## [What is expected]
Copy all of the material word for word, except for the pictures.

## [Given material]

○ ○ ○ ○

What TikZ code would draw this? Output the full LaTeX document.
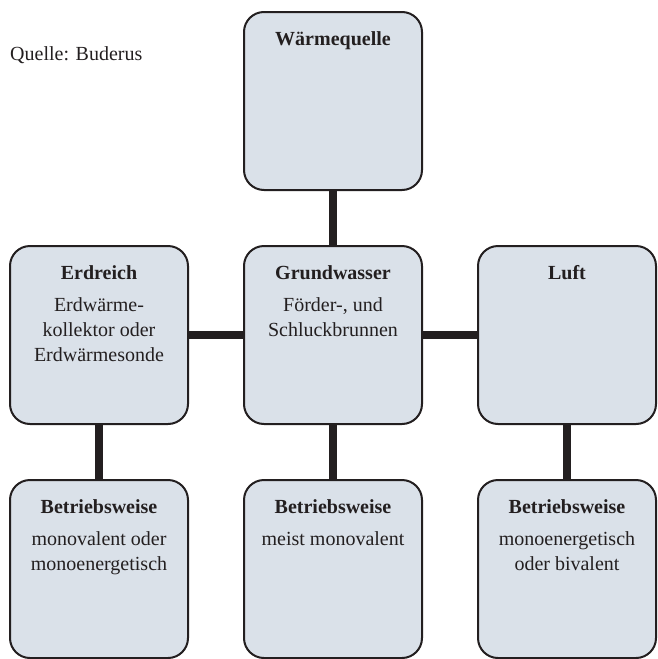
\documentclass[tikz,border=0pt]{standalone}
\usepackage{fontspec}
\setmainfont{Liberation Serif}
\usepackage{tikz}
\usetikzlibrary{positioning}
\definecolor{boxfill}{RGB}{218,225,233}
\definecolor{boxline}{RGB}{35,31,32}

\begin{document}
\begin{tikzpicture}[x=1pt, y=-1pt,
  box/.style={draw=boxline, line width=2pt, fill=boxfill, rounded corners=20pt, minimum width=178pt, minimum height=178pt, inner sep=0pt},
  txt/.style={anchor=north, align=center, inner sep=0pt, font=\fontsize{20}{25}\selectfont, text=boxline},
  link/.style={draw=boxline, line width=8pt}]
\useasboundingbox (0,0) rectangle (657,659);
\node [anchor=base west, inner sep=0pt, font=\fontsize{20}{25}\selectfont, text=boxline] (quelle) at (10,60) {Quelle: Buderus};

% boxes
\node [box] (waerme) at (333,101) {};
\node [box] (erdreich) at (99,335) {};
\node [box] (grundwasser) at (333,335) {};
\node [box] (luft) at (567,335) {};
\node [box] (betrieb1) at (99,569) {};
\node [box] (betrieb2) at (333,569) {};
\node [box] (betrieb3) at (567,569) {};

% connectors
\draw[link] (waerme.south) -- (grundwasser.north);
\draw[link] (erdreich.east) -- (grundwasser.west);
\draw[link] (grundwasser.east) -- (luft.west);
\draw[link] (erdreich.south) -- (betrieb1.north);
\draw[link] (grundwasser.south) -- (betrieb2.north);
\draw[link] (luft.south) -- (betrieb3.north);

% texts
\node [txt] at ([yshift=-20pt]waerme.north) {\textbf{Wärmequelle}};
\node [txt] at ([yshift=-20pt]erdreich.north) {\textbf{Erdreich}\\[7pt]Erdwärme-\\kollektor oder\\Erdwärmesonde};
\node [txt] at ([yshift=-20pt]grundwasser.north) {\textbf{Grundwasser}\\[7pt]Förder-, und\\Schluckbrunnen};
\node [txt] at ([yshift=-20pt]luft.north) {\textbf{Luft}};
\node [txt] at ([yshift=-20pt]betrieb1.north) {\textbf{Betriebsweise}\\[7pt]monovalent oder\\monoenergetisch};
\node [txt] at ([yshift=-20pt]betrieb2.north) {\textbf{Betriebsweise}\\[7pt]meist monovalent};
\node [txt] at ([yshift=-20pt]betrieb3.north) {\textbf{Betriebsweise}\\[7pt]monoenergetisch\\oder bivalent};
\end{tikzpicture}
\end{document}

○ ○ ○ ○

## [The response]
What TikZ code would draw this? Output the full LaTeX document.
\documentclass[tikz,border=0pt]{standalone}
\usepackage{fontspec}
\setmainfont{Liberation Serif}
\usepackage{tikz}
\usetikzlibrary{positioning}
\definecolor{boxfill}{RGB}{218,225,233}
\definecolor{boxline}{RGB}{35,31,32}

\begin{document}
\begin{tikzpicture}[x=1pt, y=-1pt,
  box/.style={draw=boxline, line width=2pt, fill=boxfill, rounded corners=20pt, minimum width=178pt, minimum height=178pt, inner sep=0pt},
  txt/.style={anchor=north, align=center, inner sep=0pt, font=\fontsize{20}{25}\selectfont, text=boxline},
  link/.style={draw=boxline, line width=8pt}]
\useasboundingbox (0,0) rectangle (657,659);
\node [anchor=base west, inner sep=0pt, font=\fontsize{20}{25}\selectfont, text=boxline] (quelle) at (10,60) {Quelle: Buderus};

% boxes
\node [box] (waerme) at (333,101) {};
\node [box] (erdreich) at (99,335) {};
\node [box] (grundwasser) at (333,335) {};
\node [box] (luft) at (567,335) {};
\node [box] (betrieb1) at (99,569) {};
\node [box] (betrieb2) at (333,569) {};
\node [box] (betrieb3) at (567,569) {};

% connectors
\draw[link] (waerme.south) -- (grundwasser.north);
\draw[link] (erdreich.east) -- (grundwasser.west);
\draw[link] (grundwasser.east) -- (luft.west);
\draw[link] (erdreich.south) -- (betrieb1.north);
\draw[link] (grundwasser.south) -- (betrieb2.north);
\draw[link] (luft.south) -- (betrieb3.north);

% texts
\node [txt] at ([yshift=-20pt]waerme.north) {\textbf{Wärmequelle}};
\node [txt] at ([yshift=-20pt]erdreich.north) {\textbf{Erdreich}\\[7pt]Erdwärme-\\kollektor oder\\Erdwärmesonde};
\node [txt] at ([yshift=-20pt]grundwasser.north) {\textbf{Grundwasser}\\[7pt]Förder-, und\\Schluckbrunnen};
\node [txt] at ([yshift=-20pt]luft.north) {\textbf{Luft}};
\node [txt] at ([yshift=-20pt]betrieb1.north) {\textbf{Betriebsweise}\\[7pt]monovalent oder\\monoenergetisch};
\node [txt] at ([yshift=-20pt]betrieb2.north) {\textbf{Betriebsweise}\\[7pt]meist monovalent};
\node [txt] at ([yshift=-20pt]betrieb3.north) {\textbf{Betriebsweise}\\[7pt]monoenergetisch\\oder bivalent};
\end{tikzpicture}
\end{document}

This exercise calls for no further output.